By Bill Anderson, Senior Valuation Advisor & RICS Associate, Assetica — 2026-06-09
Two illustrative Dubai businesses, one with four times the revenue of the other. The smaller one is worth more. A story about why revenue is not value, and what actually builds a sellable company.
An illustrative Dubai trading business with AED 6 million revenue, accounting profit of AED 550,000 and an unpaid founder working seventy-hour weeks. After deducting a market salary for a replacement manager, normalised earnings fall to roughly AED 130,000. One client is 45 per cent of revenue, the accounts are unaudited, and nothing runs without the founder. Its sellable value sits close to second-hand asset value: mostly a well-paid job with a showroom attached.
An illustrative facilities maintenance company with AED 1.5 million revenue, thirty-two service contracts none above 8 per cent of revenue, renewals above ninety per cent, three years of audited accounts and an operations manager running the schedule. Normalised earnings of about AED 330,000 in contracted, verifiable, transferable form earn an upper-range multiple and an equity value comfortably above AED 1 million.
Choices, not sectors: contracts instead of relationships, a manager instead of a hero founder, an audit instead of a shoebox, diversification instead of one anchor client. Each choice felt optional at the time; together they are the difference between a business someone will buy and a job nobody can.
Why is a high-revenue business sometimes worth very little?

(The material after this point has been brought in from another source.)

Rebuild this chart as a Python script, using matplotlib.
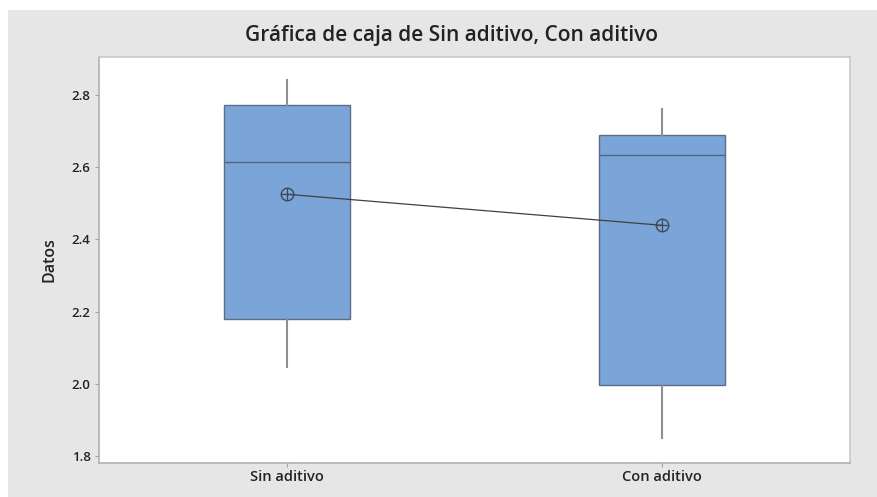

Because buyers pay for transferable, predictable, verifiable earnings. Thin margins, an unpaid owner, total owner dependence, one dominant client and unaudited books can reduce a high-revenue business's normalised earnings and multiple so far that its value approaches its second-hand asset value.
Is revenue or profit more important for business value?
Neither headline figure: normalised earnings matter, profit adjusted for a market owner salary, one-offs and personal expenses, combined with how transferable and predictable those earnings are. A smaller business with contracted recurring income often outvalues a larger one without it.
How can a small business be worth more than a bigger competitor?
Through contracted recurring revenue, low customer concentration, audited accounts and a management layer that makes the business run without its owner. These earn a higher multiple on more credible earnings.